§ **Recorded information**
╭──
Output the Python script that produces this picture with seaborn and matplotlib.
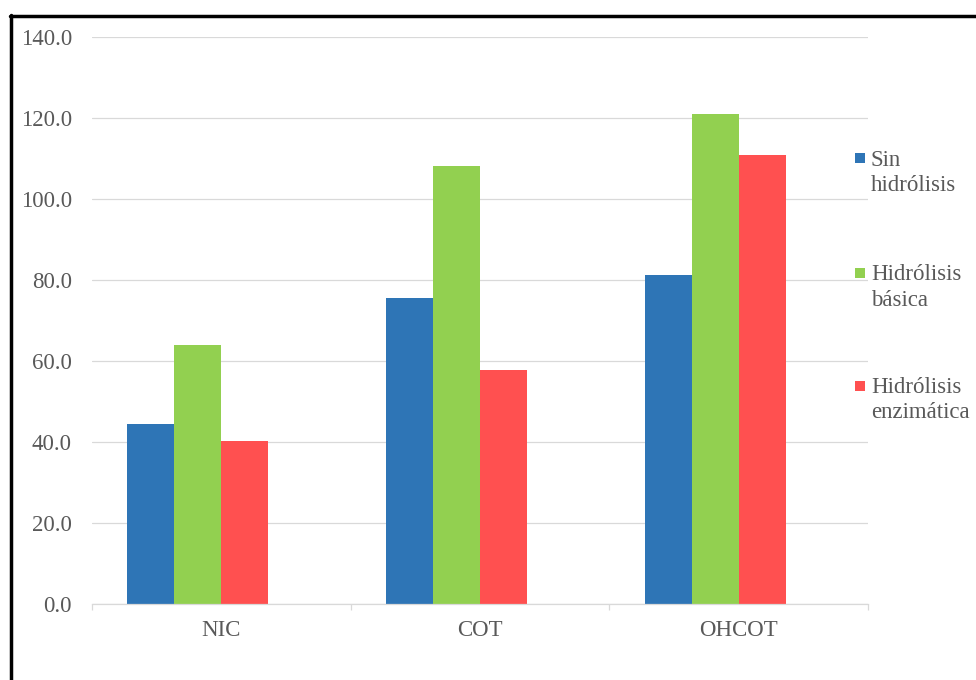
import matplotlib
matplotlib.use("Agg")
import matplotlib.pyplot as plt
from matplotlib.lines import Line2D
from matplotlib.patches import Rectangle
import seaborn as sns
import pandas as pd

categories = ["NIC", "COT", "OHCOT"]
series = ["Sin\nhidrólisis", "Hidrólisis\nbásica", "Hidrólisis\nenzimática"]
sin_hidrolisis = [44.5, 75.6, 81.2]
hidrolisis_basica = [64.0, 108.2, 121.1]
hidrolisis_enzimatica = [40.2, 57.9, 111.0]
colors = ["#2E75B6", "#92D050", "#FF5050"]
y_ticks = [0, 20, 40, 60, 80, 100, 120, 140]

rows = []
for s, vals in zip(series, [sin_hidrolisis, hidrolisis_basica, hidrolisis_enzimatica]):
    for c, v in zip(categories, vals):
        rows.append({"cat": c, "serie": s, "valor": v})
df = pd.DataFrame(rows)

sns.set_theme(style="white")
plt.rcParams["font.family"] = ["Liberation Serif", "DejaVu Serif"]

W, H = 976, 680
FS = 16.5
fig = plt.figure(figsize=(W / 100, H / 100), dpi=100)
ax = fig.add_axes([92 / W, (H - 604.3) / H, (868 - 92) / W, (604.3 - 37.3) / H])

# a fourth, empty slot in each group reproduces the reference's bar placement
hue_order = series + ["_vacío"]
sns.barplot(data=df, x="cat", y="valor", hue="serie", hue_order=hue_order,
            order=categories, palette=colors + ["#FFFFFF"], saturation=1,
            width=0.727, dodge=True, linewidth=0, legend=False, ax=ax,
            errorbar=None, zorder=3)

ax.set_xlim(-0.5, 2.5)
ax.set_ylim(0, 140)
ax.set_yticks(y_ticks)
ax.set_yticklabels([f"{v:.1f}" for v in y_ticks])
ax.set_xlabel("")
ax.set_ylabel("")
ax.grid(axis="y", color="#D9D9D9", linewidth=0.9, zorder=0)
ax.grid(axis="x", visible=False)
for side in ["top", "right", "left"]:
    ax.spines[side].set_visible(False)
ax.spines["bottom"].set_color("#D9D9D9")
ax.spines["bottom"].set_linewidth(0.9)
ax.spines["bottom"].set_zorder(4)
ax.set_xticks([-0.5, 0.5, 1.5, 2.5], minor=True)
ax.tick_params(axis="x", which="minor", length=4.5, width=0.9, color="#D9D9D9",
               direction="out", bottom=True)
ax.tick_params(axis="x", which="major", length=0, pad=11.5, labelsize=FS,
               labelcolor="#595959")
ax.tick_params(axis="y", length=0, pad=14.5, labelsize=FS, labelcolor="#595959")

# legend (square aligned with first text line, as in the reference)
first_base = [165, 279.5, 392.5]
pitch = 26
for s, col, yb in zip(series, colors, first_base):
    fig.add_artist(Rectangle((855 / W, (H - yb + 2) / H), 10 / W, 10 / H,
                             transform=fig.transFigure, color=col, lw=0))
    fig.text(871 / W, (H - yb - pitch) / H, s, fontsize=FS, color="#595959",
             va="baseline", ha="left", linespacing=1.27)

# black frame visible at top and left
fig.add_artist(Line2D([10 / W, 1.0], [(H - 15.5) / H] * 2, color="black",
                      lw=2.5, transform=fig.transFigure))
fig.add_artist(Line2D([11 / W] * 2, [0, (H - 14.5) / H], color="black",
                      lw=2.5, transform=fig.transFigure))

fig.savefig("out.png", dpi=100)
╰──
╭──
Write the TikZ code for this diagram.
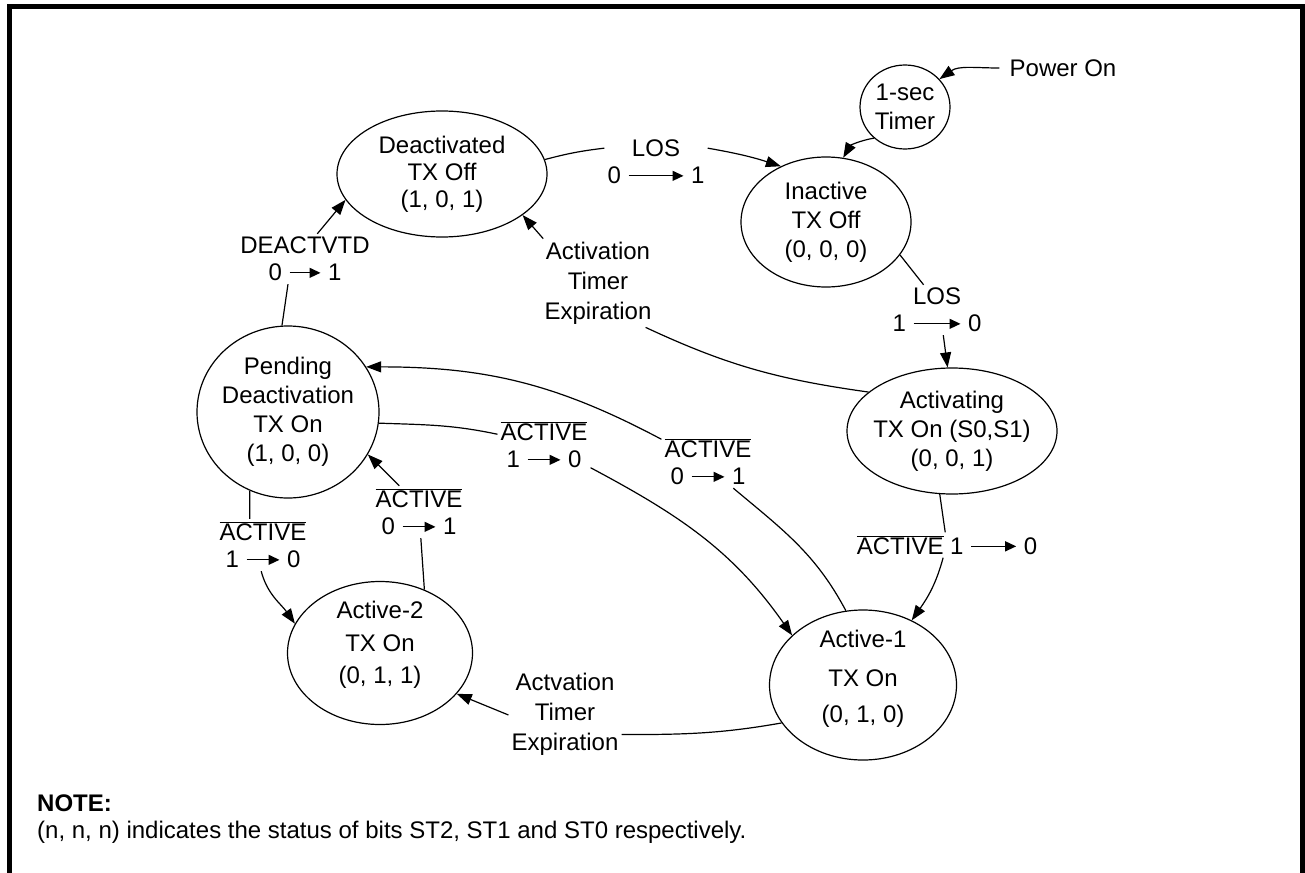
╰──
╭──
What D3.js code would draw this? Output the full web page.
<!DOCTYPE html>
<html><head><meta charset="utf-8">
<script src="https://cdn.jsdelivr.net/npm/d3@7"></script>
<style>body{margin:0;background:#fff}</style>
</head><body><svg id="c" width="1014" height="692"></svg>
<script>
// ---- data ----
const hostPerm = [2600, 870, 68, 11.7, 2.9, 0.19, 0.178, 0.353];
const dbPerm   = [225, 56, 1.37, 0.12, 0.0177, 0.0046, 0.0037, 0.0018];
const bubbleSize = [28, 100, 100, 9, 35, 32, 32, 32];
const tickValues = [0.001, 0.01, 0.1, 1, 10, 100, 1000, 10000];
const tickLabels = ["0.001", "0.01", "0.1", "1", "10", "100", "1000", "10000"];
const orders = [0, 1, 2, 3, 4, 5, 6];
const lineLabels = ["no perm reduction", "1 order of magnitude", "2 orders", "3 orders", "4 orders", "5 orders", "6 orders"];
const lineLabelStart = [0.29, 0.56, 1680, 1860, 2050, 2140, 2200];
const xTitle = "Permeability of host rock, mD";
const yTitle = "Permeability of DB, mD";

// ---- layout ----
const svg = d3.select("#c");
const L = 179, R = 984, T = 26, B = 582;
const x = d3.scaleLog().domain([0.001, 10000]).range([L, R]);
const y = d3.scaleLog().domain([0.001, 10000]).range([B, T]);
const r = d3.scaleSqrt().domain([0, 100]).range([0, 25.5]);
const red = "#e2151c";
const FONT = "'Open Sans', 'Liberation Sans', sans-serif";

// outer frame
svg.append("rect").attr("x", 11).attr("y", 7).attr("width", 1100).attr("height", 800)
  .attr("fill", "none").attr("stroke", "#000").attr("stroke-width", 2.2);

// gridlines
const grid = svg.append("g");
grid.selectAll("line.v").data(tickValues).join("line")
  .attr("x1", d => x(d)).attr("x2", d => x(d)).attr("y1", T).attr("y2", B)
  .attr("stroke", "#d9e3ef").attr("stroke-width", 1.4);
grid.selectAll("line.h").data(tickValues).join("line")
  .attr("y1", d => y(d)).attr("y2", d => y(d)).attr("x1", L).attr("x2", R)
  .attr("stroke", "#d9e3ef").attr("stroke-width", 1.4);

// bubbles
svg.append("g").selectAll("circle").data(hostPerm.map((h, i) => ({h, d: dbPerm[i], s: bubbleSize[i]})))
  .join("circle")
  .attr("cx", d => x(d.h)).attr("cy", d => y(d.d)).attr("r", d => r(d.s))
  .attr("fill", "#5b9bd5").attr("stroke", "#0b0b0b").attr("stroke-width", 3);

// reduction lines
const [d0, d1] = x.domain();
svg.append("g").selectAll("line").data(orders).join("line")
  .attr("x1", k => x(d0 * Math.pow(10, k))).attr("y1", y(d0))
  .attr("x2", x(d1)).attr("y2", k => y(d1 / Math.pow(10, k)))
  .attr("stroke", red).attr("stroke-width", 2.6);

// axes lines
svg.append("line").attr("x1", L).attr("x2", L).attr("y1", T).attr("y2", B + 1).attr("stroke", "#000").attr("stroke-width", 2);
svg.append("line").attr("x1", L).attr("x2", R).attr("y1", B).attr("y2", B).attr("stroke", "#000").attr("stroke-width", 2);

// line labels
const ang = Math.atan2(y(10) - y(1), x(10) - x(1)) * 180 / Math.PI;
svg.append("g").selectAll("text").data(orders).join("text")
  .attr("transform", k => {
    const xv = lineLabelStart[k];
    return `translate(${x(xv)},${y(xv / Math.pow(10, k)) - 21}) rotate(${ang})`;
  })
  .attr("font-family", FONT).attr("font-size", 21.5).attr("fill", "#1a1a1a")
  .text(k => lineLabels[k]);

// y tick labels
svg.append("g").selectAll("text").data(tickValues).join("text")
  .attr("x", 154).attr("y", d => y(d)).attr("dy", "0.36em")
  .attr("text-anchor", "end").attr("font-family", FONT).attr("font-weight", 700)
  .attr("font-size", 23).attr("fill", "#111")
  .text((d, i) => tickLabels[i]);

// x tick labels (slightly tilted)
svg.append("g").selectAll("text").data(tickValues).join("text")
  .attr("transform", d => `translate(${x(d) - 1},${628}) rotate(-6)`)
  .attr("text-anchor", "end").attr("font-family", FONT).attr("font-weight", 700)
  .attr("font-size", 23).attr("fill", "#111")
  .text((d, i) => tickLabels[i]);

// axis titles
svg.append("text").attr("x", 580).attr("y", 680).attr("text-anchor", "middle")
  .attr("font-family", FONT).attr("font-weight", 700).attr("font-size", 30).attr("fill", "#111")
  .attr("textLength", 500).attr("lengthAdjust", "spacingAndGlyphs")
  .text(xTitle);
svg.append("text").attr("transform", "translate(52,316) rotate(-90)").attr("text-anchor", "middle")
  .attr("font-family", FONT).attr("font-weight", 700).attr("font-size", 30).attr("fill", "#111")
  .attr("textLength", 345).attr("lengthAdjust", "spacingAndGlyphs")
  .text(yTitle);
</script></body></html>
╰──
§ **What you are asked to do**
Word for word, repeat the lines above from the one with "Output the Python" through the one with "errorbar=None, zorder=3)", and nothing beyond them. Omit the pictures.

§ **Output below**
Output the Python script that produces this picture with seaborn and matplotlib.
import matplotlib
matplotlib.use("Agg")
import matplotlib.pyplot as plt
from matplotlib.lines import Line2D
from matplotlib.patches import Rectangle
import seaborn as sns
import pandas as pd

categories = ["NIC", "COT", "OHCOT"]
series = ["Sin\nhidrólisis", "Hidrólisis\nbásica", "Hidrólisis\nenzimática"]
sin_hidrolisis = [44.5, 75.6, 81.2]
hidrolisis_basica = [64.0, 108.2, 121.1]
hidrolisis_enzimatica = [40.2, 57.9, 111.0]
colors = ["#2E75B6", "#92D050", "#FF5050"]
y_ticks = [0, 20, 40, 60, 80, 100, 120, 140]

rows = []
for s, vals in zip(series, [sin_hidrolisis, hidrolisis_basica, hidrolisis_enzimatica]):
    for c, v in zip(categories, vals):
        rows.append({"cat": c, "serie": s, "valor": v})
df = pd.DataFrame(rows)

sns.set_theme(style="white")
plt.rcParams["font.family"] = ["Liberation Serif", "DejaVu Serif"]

W, H = 976, 680
FS = 16.5
fig = plt.figure(figsize=(W / 100, H / 100), dpi=100)
ax = fig.add_axes([92 / W, (H - 604.3) / H, (868 - 92) / W, (604.3 - 37.3) / H])

# a fourth, empty slot in each group reproduces the reference's bar placement
hue_order = series + ["_vacío"]
sns.barplot(data=df, x="cat", y="valor", hue="serie", hue_order=hue_order,
            order=categories, palette=colors + ["#FFFFFF"], saturation=1,
            width=0.727, dodge=True, linewidth=0, legend=False, ax=ax,
            errorbar=None, zorder=3)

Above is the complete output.